One generation often doesn't realize what the other values.

The Allianz American Legacy Study conducted in 2005 found that 39% of elders believed it was very important for them to pass on a financial inheritance to their children, but only 10% of the heirs judged receiving money or real estate from their parents to be very important. By contrast, 77% of the children, all part of the baby boom generation, said receiving their parents' values and life lessons was very important to them.

Zeeb says that while it may take an enticement to get heirs to attend the first family meeting-telling them their inheritance will be discussed-they won't keep coming, or learn anything from the process, if they are not willing participants. So Heritage staff tries to gauge the interests of the younger generations-children, grandchildren, nieces and nephews-to find out their interests and what they hope to learn.

"We see a lot of instances where the children walk into the room, their arms crossed, legs crossed; they sit leaning back in their chairs," Zeeb says. "We have to spend time with the kids, see what is it they want out of the process."

Holding regular meetings, at least once a year, is often crucial to creating and keeping a sense of family unity. These meetings should be fun, provide family members with opportunities to grow and conduct family business. Heritage staff guides a family through the process the first time, conducting initial interviews, preparing the family history, conducting the first few meetings. Then the family members themselves need to continue to meet to keep communicating if the family will be successful at staying together and keeping its wealth in tact. Zeeb says it takes as many as five years before the process becomes ingrained.

The meetings should be conducted with adult-to-adult communication, which can be difficult both for adult children, when speaking to their parents, and for the parents, when addressing their adult children. Sometimes neither wants to relinquish the traditional roles of parent and child.

Like maintaining a successful business, keeping a thriving family together takes a lot of work, Zeeb says. But it is also well worth the effort.

Zeeb practices what he preaches and has passed down his planning wisdom and business to his son Ryan, who is now the president of The Heritage Institute. Both father and son continue to work with a limited number of families directly on the process. They also teach professionals across the country how to implement the program. Most of their clients are in their 60s and 70s, with children in their 30s and 40s.

One of these families is Don and Maureen Roth of Fort Wayne, Ind. The Roths have no children of their own, but decided for their 50th anniversary to start the Heritage Process with their extended families, including 17 nieces and nephews plus their spouses, to help prepare them for their inheritances and roles in the family business, Sauder Woodworking Co.

Now celebrating its 75th year of business, Sauder is currently under third-generation family ownership. Don Roth had read Beating the Midas Curse and the statement that wealth rarely survives three generations had stuck with him. He says he was pleasantly surprised at the initial results of the first meeting, particularly the way the younger generation viewed the process.

"Number one, they wanted to hear our story," Roth says. "Number two, they wanted to know our values … They said, 'Thanks for talking to us.'"

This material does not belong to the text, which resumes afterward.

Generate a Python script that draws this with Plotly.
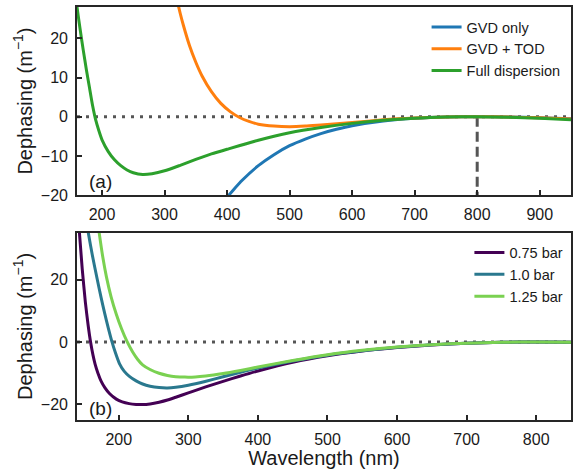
import plotly.graph_objects as go

# ---------------- Panel (a): dispersion contributions ----------------
wl_gvd = [395, 400, 410, 425, 450, 475, 500, 525, 550, 575, 600, 650, 700, 750, 800, 850, 900, 950]
deph_gvd = [-21.7, -20.6, -18.7, -16.1, -12.5, -9.7, -7.4, -5.7, -4.3, -3.2, -2.3, -1.1, -0.42, -0.09, 0.0, -0.07, -0.26, -0.51]

wl_tod = [315, 320, 325, 330, 340, 350, 360, 375, 390, 405, 420, 435, 450, 475, 500, 525, 550, 600, 650, 700, 750, 800, 850, 900, 950]
deph_tod = [33.5, 29.8, 26.4, 23.4, 18.1, 13.9, 10.4, 6.4, 3.4, 1.3, -0.2, -1.2, -1.9, -2.4, -2.55, -2.4, -2.1, -1.5, -0.8, -0.36, -0.09, 0.0, -0.08, -0.29, -0.6]

wl_full = [155, 160, 165, 170, 175, 180, 185, 190, 195, 200, 210, 220, 230, 240, 250, 265, 280, 300, 325, 350, 375, 400, 450, 500, 550, 600, 650, 700, 750, 800, 850, 900, 950]
deph_full = [34, 28, 22.3, 17, 12.0, 7.4, 2.8, -0.9, -3.6, -5.9, -8.9, -11.0, -12.5, -13.6, -14.3, -14.75, -14.55, -13.8, -12.4, -10.9, -9.5, -8.3, -6.0, -4.1, -2.75, -1.7, -0.92, -0.4, -0.09, 0.0, -0.13, -0.38, -0.75]

labels_a = ["GVD only", "GVD + TOD", "Full dispersion"]
colors_a = ["#1f77b4", "#ff7f0e", "#2ca02c"]

# ---------------- Panel (b): pressure dependence ----------------
wl_075 = [138, 143.5, 147.5, 152, 156, 159.5, 163, 166, 170, 175, 180, 187, 196.5, 205, 215, 225, 234, 245, 258, 270, 282, 300, 325, 350, 375, 400, 450, 500, 550, 600, 650, 700, 750, 800, 850]
deph_075 = [50, 35, 23.5, 12.8, 5.4, 0.0, -4.2, -7.05, -9.9, -12.7, -14.6, -16.6, -18.3, -19.2, -19.75, -20.0, -20.05, -19.85, -19.3, -18.6, -17.7, -16.3, -14.4, -12.6, -10.9, -9.3, -6.5, -4.4, -2.85, -1.75, -0.95, -0.4, -0.08, 0.0, -0.1]

wl_100 = [150, 156.3, 162, 169, 174.5, 179.9, 185, 190, 195, 201, 208, 215.3, 225, 234.3, 245, 258, 270, 282, 300, 324, 350, 375, 400, 450, 500, 550, 600, 650, 700, 750, 800, 850]
deph_100 = [44, 35, 27.9, 20.2, 14.4, 9.1, 4.5, 0.3, -3.3, -6.9, -9.4, -11.0, -12.45, -13.45, -14.15, -14.6, -14.72, -14.5, -13.85, -12.65, -11.15, -9.7, -8.35, -6.05, -4.2, -2.8, -1.7, -0.9, -0.38, -0.08, 0.0, -0.1]

wl_125 = [165, 171.9, 177, 182.3, 189, 196.5, 204, 211.5, 220, 227, 234.3, 245, 258, 270, 282, 295, 310, 325, 350, 375, 400, 450, 500, 550, 600, 650, 700, 750, 800, 850]
deph_125 = [46.7, 35, 27.35, 20.9, 14.5, 8.9, 4.25, 0.35, -3.2, -5.5, -7.3, -8.8, -10.0, -10.7, -11.1, -11.25, -11.2, -10.9, -10.1, -9.1, -8.0, -5.9, -4.05, -2.65, -1.6, -0.85, -0.35, -0.06, 0.0, -0.1]

labels_b = ["0.75 bar", "1.0 bar", "1.25 bar"]
colors_b = ["#440154", "#2a788e", "#7ad151"]

# axis settings
xrange_a = [160, 950]
yrange_a = [-20, 28]
xticks_a = [200, 300, 400, 500, 600, 700, 800, 900]
yticks_a = [-20, -10, 0, 10, 20]
xrange_b = [140, 850]
yrange_b = [-25, 35]
xticks_b = [200, 300, 400, 500, 600, 700, 800]
yticks_b = [-20, 0, 20]
PUMP_WL = 800

FONT = "Liberation Sans, Arial, sans-serif"
AX = "#262626"
REF = "#555555"

fig = go.Figure()

for wl, d, name, c in zip([wl_gvd, wl_tod, wl_full], [deph_gvd, deph_tod, deph_full], labels_a, colors_a):
    fig.add_trace(go.Scatter(x=wl, y=d, mode="lines", name=name,
                             line=dict(color=c, width=3, shape="spline", smoothing=0.6),
                             xaxis="x", yaxis="y", legend="legend"))

for wl, d, name, c in zip([wl_075, wl_100, wl_125], [deph_075, deph_100, deph_125], labels_b, colors_b):
    fig.add_trace(go.Scatter(x=wl, y=d, mode="lines", name=name,
                             line=dict(color=c, width=3, shape="spline", smoothing=0.6),
                             xaxis="x2", yaxis="y2", legend="legend2"))

def axis_style(**kw):
    base = dict(showgrid=False, zeroline=False, showline=True, linecolor=AX, linewidth=1.6,
                mirror=True, ticks="inside", ticklen=5, tickwidth=1.5, tickcolor=AX,
                ticklabelstandoff=4,
                tickfont=dict(size=16, color="#1a1a1a", family=FONT))
    base.update(kw)
    return base

fig.update_layout(
    width=574, height=469,
    margin=dict(l=77, r=1, t=7, b=47),
    plot_bgcolor="white", paper_bgcolor="white",
    font=dict(family=FONT, color="#1a1a1a"),
    xaxis=axis_style(domain=[0, 1], anchor="y", range=xrange_a, tickvals=xticks_a),
    yaxis=axis_style(domain=[0.5446, 1], anchor="x", range=yrange_a, tickvals=yticks_a,
                     title=dict(text="Dephasing (m<sup>−1</sup>)", font=dict(size=20), standoff=3)),
    xaxis2=axis_style(domain=[0, 1], anchor="y2", range=xrange_b, tickvals=xticks_b,
                      title=dict(text="Wavelength (nm)", font=dict(size=20), standoff=6)),
    yaxis2=axis_style(domain=[0, 0.453], anchor="x2", range=yrange_b, tickvals=yticks_b,
                      title=dict(text="Dephasing (m<sup>−1</sup>)", font=dict(size=20), standoff=3)),
    legend=dict(x=(428 - 77) / 496, xanchor="left", y=0.9904, yanchor="top",
                bgcolor="rgba(0,0,0,0)", font=dict(size=14.5), tracegroupgap=0),
    legend2=dict(x=(471 - 77) / 496, xanchor="left", y=0.4441, yanchor="top",
                 bgcolor="rgba(0,0,0,0)", font=dict(size=14.5), tracegroupgap=0),
    showlegend=True,
)

# reference lines
fig.add_shape(type="line", xref="x domain", yref="y", x0=0, x1=1, y0=0, y1=0,
              line=dict(color=REF, width=3, dash="3px,6px"), layer="below")
fig.add_shape(type="line", xref="x2 domain", yref="y2", x0=0, x1=1, y0=0, y1=0,
              line=dict(color=REF, width=3, dash="3px,6px"), layer="below")
fig.add_shape(type="line", xref="x", yref="y", x0=PUMP_WL, x1=PUMP_WL, y0=0, y1=yrange_a[0],
              line=dict(color=REF, width=3, dash="10px,5px"), layer="below")

fig.add_annotation(text="(a)", xref="x domain", yref="y domain", x=0.02, y=0.07,
                   xanchor="left", yanchor="middle", showarrow=False, font=dict(size=19))
fig.add_annotation(text="(b)", xref="x2 domain", yref="y2 domain", x=0.02, y=0.064,
                   xanchor="left", yanchor="middle", showarrow=False, font=dict(size=19))

fig.write_html("out.html", config={"displayModeBar": False},
               post_script="document.body.style.margin='0';")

A highlight of the anniversary reunion was a talk by Myrl Sauder, who is the son of founder Erie Sauder and worked in engineering research and development in the company. Myrl Sauder told the story of the company's birth and growth into one of the nation's largest furniture manufacturers. And, according to Roth, what could prove critical to the future strength of the company is that Sauder's talk provided more than family history.

"He absolutely transfixed that group," Roth recalls. "It's a very, very interesting story, a fun story, that stresses so many good values. If those aren't articulated to the younger generation, they'll lose them."